> [Work to be completed]: Transcribe all of the data exactly. Omit the pictures.

━━ Information supplied ━━

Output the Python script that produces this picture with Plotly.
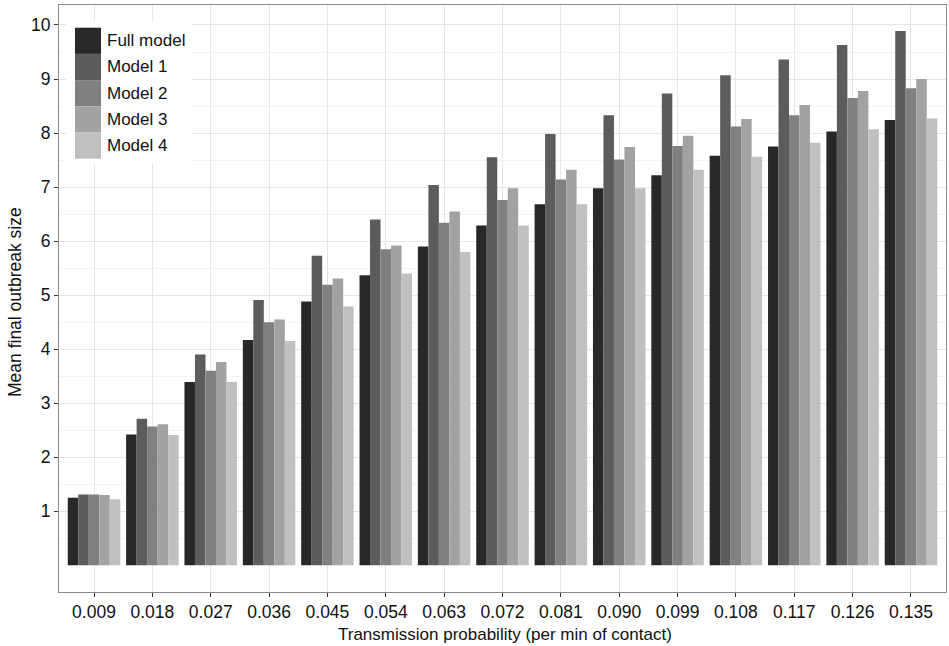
import plotly.graph_objects as go

categories = ["0.009", "0.018", "0.027", "0.036", "0.045", "0.054", "0.063", "0.072",
              "0.081", "0.090", "0.099", "0.108", "0.117", "0.126", "0.135"]
series_names = ["Full model", "Model 1", "Model 2", "Model 3", "Model 4"]
full_model = [1.25, 2.42, 3.39, 4.17, 4.88, 5.37, 5.90, 6.29, 6.68, 6.98, 7.22, 7.58, 7.75, 8.03, 8.24]
model_1 = [1.31, 2.71, 3.90, 4.91, 5.73, 6.40, 7.04, 7.55, 7.98, 8.33, 8.73, 9.07, 9.36, 9.63, 9.89]
model_2 = [1.31, 2.57, 3.60, 4.50, 5.19, 5.85, 6.34, 6.76, 7.14, 7.51, 7.76, 8.12, 8.33, 8.65, 8.83]
model_3 = [1.30, 2.61, 3.76, 4.55, 5.31, 5.92, 6.55, 6.98, 7.32, 7.74, 7.95, 8.26, 8.52, 8.78, 9.00]
model_4 = [1.22, 2.41, 3.39, 4.15, 4.79, 5.40, 5.80, 6.29, 6.68, 6.98, 7.32, 7.56, 7.82, 8.07, 8.27]
series_values = [full_model, model_1, model_2, model_3, model_4]
colors = ["#282828", "#5c5c5c", "#808080", "#a2a2a2", "#c0c0c0"]
y_ticks = [1, 2, 3, 4, 5, 6, 7, 8, 9, 10]
y_minor = [0.5, 1.5, 2.5, 3.5, 4.5, 5.5, 6.5, 7.5, 8.5, 9.5]

FONT = "Liberation Sans, Arial, Helvetica, sans-serif"
W, H = 949, 646
ML, MR, MT, MB = 59, 3, 5, 54
PW, PH = W - ML - MR, H - MT - MB


def px_x(p):
    return (p - ML) / PW


def px_y(p):
    return (H - MB - p) / PH


fig = go.Figure()
for name, vals, col in zip(series_names, series_values, colors):
    fig.add_trace(go.Bar(x=categories, y=vals, name=name, marker=dict(color=col, line=dict(width=0)),
                         showlegend=False))

# custom ggplot-like legend
shapes = [dict(type="rect", xref="paper", yref="paper", layer="above",
               x0=px_x(66), x1=px_x(192), y0=px_y(164), y1=px_y(22),
               fillcolor="white", line=dict(width=0))]
annotations = []
key_top, key_h = 27.7, 26.2
for i, (name, col) in enumerate(zip(series_names, colors)):
    t = key_top + i * key_h
    shapes.append(dict(type="rect", xref="paper", yref="paper", layer="above",
                       x0=px_x(75), x1=px_x(101), y0=px_y(t + key_h), y1=px_y(t),
                       fillcolor=col, line=dict(width=0)))
    annotations.append(dict(xref="paper", yref="paper", x=px_x(105), y=px_y(t + key_h / 2),
                            xanchor="left", yanchor="middle", text=name, showarrow=False,
                            font=dict(family=FONT, size=17, color="#111111")))

# axis titles as annotations to pin their positions
annotations.append(dict(xref="paper", yref="paper", x=px_x(505), y=px_y(634),
                        xanchor="center", yanchor="middle", showarrow=False,
                        text="Transmission probability (per min of contact)",
                        font=dict(family=FONT, size=17, color="#111111")))
annotations.append(dict(xref="paper", yref="paper", x=px_x(15), y=px_y(302),
                        xanchor="center", yanchor="middle", showarrow=False, textangle=-90,
                        text="Mean final outbreak size",
                        font=dict(family=FONT, size=17.5, color="#111111")))

fig.update_layout(
    width=W, height=H,
    margin=dict(l=ML, r=MR, t=MT, b=MB, autoexpand=False),
    paper_bgcolor="white", plot_bgcolor="white",
    barmode="group", bargap=0.1, bargroupgap=0,
    font=dict(family=FONT, size=17, color="#111111"),
    shapes=shapes, annotations=annotations,
    showlegend=False,
)
fig.update_xaxes(
    type="category", range=[-0.6, 14.6], automargin=False,
    showgrid=True, gridcolor="#e6e6e6", gridwidth=1,
    ticks="outside", ticklen=4, tickcolor="#333333", tickwidth=1,
    tickfont=dict(family=FONT, size=17.5, color="#111111"),
    showline=True, mirror=True, linecolor="#8a8a8a", linewidth=1,
)
fig.update_yaxes(
    range=[-0.495, 10.37], tickvals=y_ticks, zeroline=False, automargin=False,
    showgrid=True, gridcolor="#e6e6e6", gridwidth=1,
    minor=dict(tickvals=y_minor, showgrid=True, gridcolor="#f3f3f3", gridwidth=1, ticks=""),
    ticks="outside", ticklen=4, tickcolor="#333333", tickwidth=1,
    tickfont=dict(family=FONT, size=17.5, color="#111111"),
    showline=True, mirror=True, linecolor="#8a8a8a", linewidth=1,
)

fig.write_html("out.html", config={"displayModeBar": False},
               post_script="document.body.style.margin='0';document.body.style.overflow='hidden';")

━━━

> [Result of the task]:
Output the Python script that produces this picture with Plotly.
import plotly.graph_objects as go

categories = ["0.009", "0.018", "0.027", "0.036", "0.045", "0.054", "0.063", "0.072",
              "0.081", "0.090", "0.099", "0.108", "0.117", "0.126", "0.135"]
series_names = ["Full model", "Model 1", "Model 2", "Model 3", "Model 4"]
full_model = [1.25, 2.42, 3.39, 4.17, 4.88, 5.37, 5.90, 6.29, 6.68, 6.98, 7.22, 7.58, 7.75, 8.03, 8.24]
model_1 = [1.31, 2.71, 3.90, 4.91, 5.73, 6.40, 7.04, 7.55, 7.98, 8.33, 8.73, 9.07, 9.36, 9.63, 9.89]
model_2 = [1.31, 2.57, 3.60, 4.50, 5.19, 5.85, 6.34, 6.76, 7.14, 7.51, 7.76, 8.12, 8.33, 8.65, 8.83]
model_3 = [1.30, 2.61, 3.76, 4.55, 5.31, 5.92, 6.55, 6.98, 7.32, 7.74, 7.95, 8.26, 8.52, 8.78, 9.00]
model_4 = [1.22, 2.41, 3.39, 4.15, 4.79, 5.40, 5.80, 6.29, 6.68, 6.98, 7.32, 7.56, 7.82, 8.07, 8.27]
series_values = [full_model, model_1, model_2, model_3, model_4]
colors = ["#282828", "#5c5c5c", "#808080", "#a2a2a2", "#c0c0c0"]
y_ticks = [1, 2, 3, 4, 5, 6, 7, 8, 9, 10]
y_minor = [0.5, 1.5, 2.5, 3.5, 4.5, 5.5, 6.5, 7.5, 8.5, 9.5]

FONT = "Liberation Sans, Arial, Helvetica, sans-serif"
W, H = 949, 646
ML, MR, MT, MB = 59, 3, 5, 54
PW, PH = W - ML - MR, H - MT - MB


def px_x(p):
    return (p - ML) / PW


def px_y(p):
    return (H - MB - p) / PH


fig = go.Figure()
for name, vals, col in zip(series_names, series_values, colors):
    fig.add_trace(go.Bar(x=categories, y=vals, name=name, marker=dict(color=col, line=dict(width=0)),
                         showlegend=False))

# custom ggplot-like legend
shapes = [dict(type="rect", xref="paper", yref="paper", layer="above",
               x0=px_x(66), x1=px_x(192), y0=px_y(164), y1=px_y(22),
               fillcolor="white", line=dict(width=0))]
annotations = []
key_top, key_h = 27.7, 26.2
for i, (name, col) in enumerate(zip(series_names, colors)):
    t = key_top + i * key_h
    shapes.append(dict(type="rect", xref="paper", yref="paper", layer="above",
                       x0=px_x(75), x1=px_x(101), y0=px_y(t + key_h), y1=px_y(t),
                       fillcolor=col, line=dict(width=0)))
    annotations.append(dict(xref="paper", yref="paper", x=px_x(105), y=px_y(t + key_h / 2),
                            xanchor="left", yanchor="middle", text=name, showarrow=False,
                            font=dict(family=FONT, size=17, color="#111111")))

# axis titles as annotations to pin their positions
annotations.append(dict(xref="paper", yref="paper", x=px_x(505), y=px_y(634),
                        xanchor="center", yanchor="middle", showarrow=False,
                        text="Transmission probability (per min of contact)",
                        font=dict(family=FONT, size=17, color="#111111")))
annotations.append(dict(xref="paper", yref="paper", x=px_x(15), y=px_y(302),
                        xanchor="center", yanchor="middle", showarrow=False, textangle=-90,
                        text="Mean final outbreak size",
                        font=dict(family=FONT, size=17.5, color="#111111")))

fig.update_layout(
    width=W, height=H,
    margin=dict(l=ML, r=MR, t=MT, b=MB, autoexpand=False),
    paper_bgcolor="white", plot_bgcolor="white",
    barmode="group", bargap=0.1, bargroupgap=0,
    font=dict(family=FONT, size=17, color="#111111"),
    shapes=shapes, annotations=annotations,
    showlegend=False,
)
fig.update_xaxes(
    type="category", range=[-0.6, 14.6], automargin=False,
    showgrid=True, gridcolor="#e6e6e6", gridwidth=1,
    ticks="outside", ticklen=4, tickcolor="#333333", tickwidth=1,
    tickfont=dict(family=FONT, size=17.5, color="#111111"),
    showline=True, mirror=True, linecolor="#8a8a8a", linewidth=1,
)
fig.update_yaxes(
    range=[-0.495, 10.37], tickvals=y_ticks, zeroline=False, automargin=False,
    showgrid=True, gridcolor="#e6e6e6", gridwidth=1,
    minor=dict(tickvals=y_minor, showgrid=True, gridcolor="#f3f3f3", gridwidth=1, ticks=""),
    ticks="outside", ticklen=4, tickcolor="#333333", tickwidth=1,
    tickfont=dict(family=FONT, size=17.5, color="#111111"),
    showline=True, mirror=True, linecolor="#8a8a8a", linewidth=1,
)

fig.write_html("out.html", config={"displayModeBar": False},
               post_script="document.body.style.margin='0';document.body.style.overflow='hidden';")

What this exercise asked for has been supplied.